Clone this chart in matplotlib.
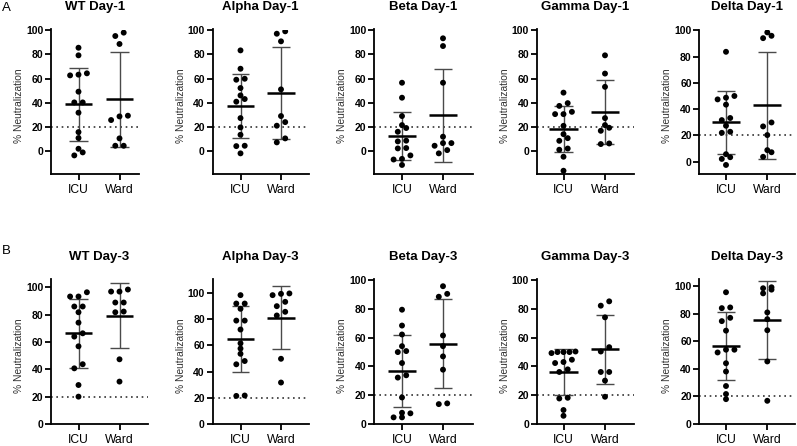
import numpy as np
import matplotlib
matplotlib.use('Agg')
import matplotlib.pyplot as plt

plt.rcParams['font.family'] = ['Liberation Sans', 'DejaVu Sans']

groups = ['ICU', 'Ward']
variants = ['WT', 'Alpha', 'Beta', 'Gamma', 'Delta']
days = ['Day-1', 'Day-3']
panel_letters = ['A', 'B']
threshold = 20

# ---- Day-1 data (% neutralization) ----
wt_d1_icu = [85.6, 79.3, 62.7, 63.3, 64.4, 49.2, 40.3, 40.3, 31.8, 15.7, 10.8, 1.9, -1.1, -3.6]
wt_d1_ward = [98.1, 95.3, 88.7, 29.3, 28.7, 25.7, 10.5, 4.4, 4.4]
alpha_d1_icu = [83.4, 68.2, 59.1, 59.9, 46.1, 52.2, 40.9, 43.1, 27.3, 19.6, 13.5, 4.4, 4.1, -1.9]
alpha_d1_ward = [97.2, 99.2, 90.9, 51.1, 29.0, 21.0, 24.0, 10.5, 7.2]
beta_d1_icu = [56.6, 44.2, 29.0, 21.5, 19.1, 16.0, 8.6, 8.0, 2.5, 2.2, -3.6, -6.5, -7.0, -11.5]
beta_d1_ward = [93.4, 87.0, 56.6, 11.9, 6.6, 6.6, 4.4, -1.9, 0.8]
gamma_d1_icu = [48.4, 37.4, 39.7, 30.6, 32.5, 30.6, 20.9, 14.0, 10.7, 8.5, 1.1, 2.1, -4.7, -16.3]
gamma_d1_ward = [79.3, 64.2, 53.2, 27.3, 21.5, 19.3, 16.8, 5.8, 6.3]
delta_d1_icu = [83.7, 47.4, 48.7, 50.0, 43.4, 33.2, 31.6, 27.3, 22.7, 21.9, 5.6, 2.0, 3.3, -2.6]
delta_d1_ward = [98.5, 94.1, 95.9, 26.8, 29.8, 20.2, 8.7, 7.1, 3.6]

# ---- Day-3 data (% neutralization) ----
wt_d3_icu = [96.3, 93.2, 93.2, 85.9, 85.9, 81.7, 74.1, 66.3, 63.9, 56.8, 43.7, 40.7, 28.5, 20.0]
wt_d3_ward = [96.8, 98.3, 96.8, 88.8, 88.8, 81.7, 82.2, 47.3, 31.0]
alpha_d3_icu = [98.2, 91.8, 91.8, 87.8, 78.8, 78.8, 72.0, 61.5, 57.5, 53.5, 45.5, 48.0, 21.4, 21.7]
alpha_d3_ward = [99.5, 98.2, 99.2, 93.1, 89.8, 85.5, 82.7, 49.7, 31.6]
beta_d3_icu = [79.3, 68.3, 62.1, 54.0, 50.6, 49.9, 42.3, 33.8, 32.2, 18.4, 7.4, 7.8, 4.6, 4.6]
beta_d3_ward = [95.6, 88.3, 90.3, 61.4, 54.0, 46.9, 37.7, 13.8, 14.3]
gamma_d3_icu = [49.9, 50.3, 49.2, 49.9, 49.9, 43.0, 42.3, 44.6, 36.1, 37.9, 17.7, 18.2, 9.7, 5.7]
gamma_d3_ward = [85.1, 82.1, 74.0, 53.3, 50.3, 36.1, 36.1, 30.1, 18.9]
delta_d3_icu = [95.4, 83.9, 84.4, 76.9, 74.5, 67.6, 53.8, 53.8, 51.8, 44.0, 38.0, 27.5, 21.7, 18.0]
delta_d3_ward = [98.3, 99.0, 97.3, 94.6, 80.8, 75.9, 67.9, 45.3, 16.8]

data = [
    [(wt_d1_icu, wt_d1_ward), (alpha_d1_icu, alpha_d1_ward), (beta_d1_icu, beta_d1_ward),
     (gamma_d1_icu, gamma_d1_ward), (delta_d1_icu, delta_d1_ward)],
    [(wt_d3_icu, wt_d3_ward), (alpha_d3_icu, alpha_d3_ward), (beta_d3_icu, beta_d3_ward),
     (gamma_d3_icu, gamma_d3_ward), (delta_d3_icu, delta_d3_ward)],
]

ylims = [
    [(-19, 100.7), (-19, 100.7), (-19, 100.7), (-19, 100.7), (-9.5, 100.7)],
    [(0, 106), (0, 110.5), (0, 100.6), (0, 100.6), (0, 105)],
]

# ---- layout (pixels) ----
W, H = 797, 446
fig = plt.figure(figsize=(W / 100, H / 100), dpi=100)

# left spine px, ICU px, Ward px, right end px
cols = [(51, 78.5, 119.5, 148), (212.5, 240.5, 281, 308.5), (374, 402, 443, 472.5),
        (536.7, 563.5, 605, 634), (699.3, 726, 767.3, 795)]
rows = [(29.5, 174), (279, 424)]  # top px, bottom px
title_y = [7, 257]


def swarm_offsets(vals, ppu_y, ppu_x):
    vals = np.asarray(vals, dtype=float)
    order = np.argsort(vals, kind='stable')
    v = vals[order]
    bin_u = 4.6 / ppu_y
    offs = np.zeros(len(v))
    i = 0
    while i < len(v):
        j = i
        while j + 1 < len(v) and v[j + 1] - v[i] < bin_u:
            j += 1
        n = j - i + 1
        sp = min(8.4, 24.0 / (n - 1)) if n > 1 else 0.0
        for k in range(n):
            offs[i + k] = (k - (n - 1) / 2) * sp / ppu_x
        i = j + 1
    out = np.zeros(len(v))
    out[order] = offs
    return out


for r in range(2):
    top_px, bot_px = rows[r]
    for c in range(5):
        L, c0, c1, R = cols[c]
        if r == 0 and c == 0:
            R = 139
        ax = fig.add_axes([L / W, 1 - bot_px / H, (R - L) / W, (bot_px - top_px) / H])
        ppu_x = c1 - c0
        ax.set_xlim((L - c0) / ppu_x, (R - c0) / ppu_x)
        y0, y1 = ylims[r][c]
        ax.set_ylim(y0, y1)
        ppu_y = (bot_px - top_px) / (y1 - y0)

        ax.axhline(threshold, color='#333333', lw=1.2, ls=(0, (1, 2.2)), zorder=1)

        for g in range(2):
            vals = np.asarray(data[r][c][g], dtype=float)
            xo = swarm_offsets(vals, ppu_y, ppu_x)
            ax.scatter(g + xo, vals, s=18, color='black', edgecolors='none', zorder=3)
            m = vals.mean()
            sd = vals.std(ddof=1)
            ax.vlines(g, m - sd, m + sd, color='#4a4a4a', lw=1.0, zorder=2)
            ax.hlines([m - sd, m + sd], g - 0.22, g + 0.22, color='#4a4a4a', lw=1.0, zorder=2)
            ax.hlines(m, g - 0.34, g + 0.34, color='black', lw=1.8, zorder=4)

        for s in ['top', 'right']:
            ax.spines[s].set_visible(False)
        for s in ['left', 'bottom']:
            ax.spines[s].set_linewidth(1.3)
        ax.set_yticks([0, 20, 40, 60, 80, 100])
        ax.set_xticks([0, 1])
        ax.set_xticklabels(groups, fontsize=8.7)
        ax.tick_params(axis='y', length=4, width=1.3, pad=1.5, labelsize=7.5)
        ax.tick_params(axis='x', length=4, width=1.3, pad=3)
        for lab in ax.get_yticklabels():
            lab.set_fontweight('bold')
        ax.set_ylabel('% Neutralization', fontsize=7.4, color='#333333')
        ax.yaxis.set_label_coords(-27.0 / (R - L), 0.47)

        fig.text(((L + R) / 2) / W, 1 - title_y[r] / H, f'{variants[c]} {days[r]}',
                 ha='center', va='center', fontsize=9.5, fontweight='bold')

fig.text(6 / W, 1 - 8 / H, panel_letters[0], ha='center', va='center', fontsize=9.5)
fig.text(6 / W, 1 - 251 / H, panel_letters[1], ha='center', va='center', fontsize=9.5)

fig.savefig('out.png', dpi=100)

————————

Return only the lines running from the top of the data to the line that holds "threshold = 20". Include both of those lines, but skip the pictures.

*SOLUTION TO THE EXERCISE:*
Clone this chart in matplotlib.
import numpy as np
import matplotlib
matplotlib.use('Agg')
import matplotlib.pyplot as plt

plt.rcParams['font.family'] = ['Liberation Sans', 'DejaVu Sans']

groups = ['ICU', 'Ward']
variants = ['WT', 'Alpha', 'Beta', 'Gamma', 'Delta']
days = ['Day-1', 'Day-3']
panel_letters = ['A', 'B']
threshold = 20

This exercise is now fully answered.